For groups, the key decision is whether to route via Hiroshima, Nara, or Osaka on the return leg. Each adds meaningful content without significantly extending overall travel time, and operators building premium programs often include at least one of these variations to differentiate from standard brochure product.

Tokyo Hotel Logistics for Groups

Tokyo is a large, decentralised city. Hotel selection matters more than in many other markets because the wrong location adds two to three hours of daily coach time once city traffic is factored in. For most group programs, properties in Shinjuku, Shibuya, or central Marunouchi are preferred — they offer proximity to key attractions and easier access to the main Shinkansen departure points at Tokyo Station.

Group rooming blocks need to be confirmed early. Tokyo's major hotel brands — including international chains and established Japanese operators — typically require a minimum of 60 days notice for group blocks, with full rooming lists expected 30 days out. Peak season windows compress both of these timelines.
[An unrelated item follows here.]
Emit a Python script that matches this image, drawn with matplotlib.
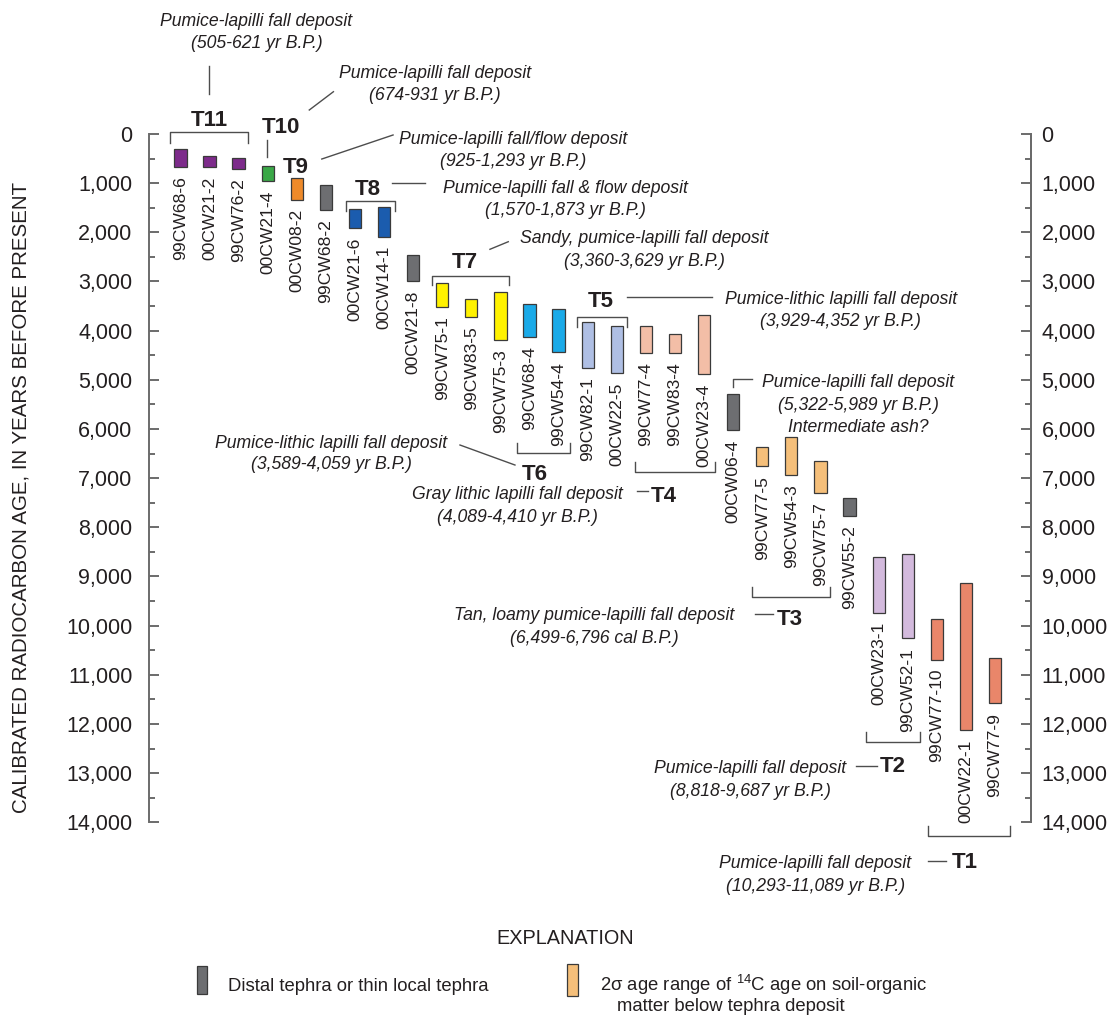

Kyoto: Where Smaller Properties Dominate

Kyoto has a fundamentally different hotel landscape to Tokyo. The luxury end of the market here leans heavily toward traditional ryokan and boutique machiya guesthouses, most of which have room counts under 30. For groups larger than 20 pax, this means splitting across properties or anchoring on one of the larger internationally branded hotels on the outer edge of the city.

This is a genuine operational challenge that a Japan DMC handles routinely. Coordinating split accommodation across two properties, managing different breakfast timings, and synchronising coach pickups from multiple locations is the kind of logistics that requires a ground partner, not just a booking system.

Our hotels and resorts service covers both Tokyo and Kyoto inventory, with net rate access to properties across categories — from large group-suitable city hotels to intimate ryokan for premium FIT programs.

Transfers and Pace

Group pacing on the Tokyo–Kyoto circuit requires discipline. It's tempting to build dense day-by-day schedules given how much content is available, but Japan groups consistently perform better with some breathing room built into the itinerary. Two to three main activities per day, with clear transfer windows, tends to produce better guest satisfaction scores than itineraries that attempt five stops per day.

For ground transport, licensed charter coaches in both cities should be booked well in advance. Our transfers and transport service coordinates bilingual drivers and vehicle arrangements across the full Tokyo–Kyoto routing, including Shinkansen group carriage reservations.

For specific logistics and capacity on your next Japan group program, Explera Japan operates our Japan ground operations and can provide preliminary costing on request.

Summary for Trade Partners

The Tokyo–Kyoto program is reliable, sellable, and scalable. The operators who run it well share a few common characteristics: they plan 4–6 months ahead, they work with a ground partner who holds direct supplier relationships, and they build programs that respect Japan's operational rhythms rather than trying to compress too much content into too few days.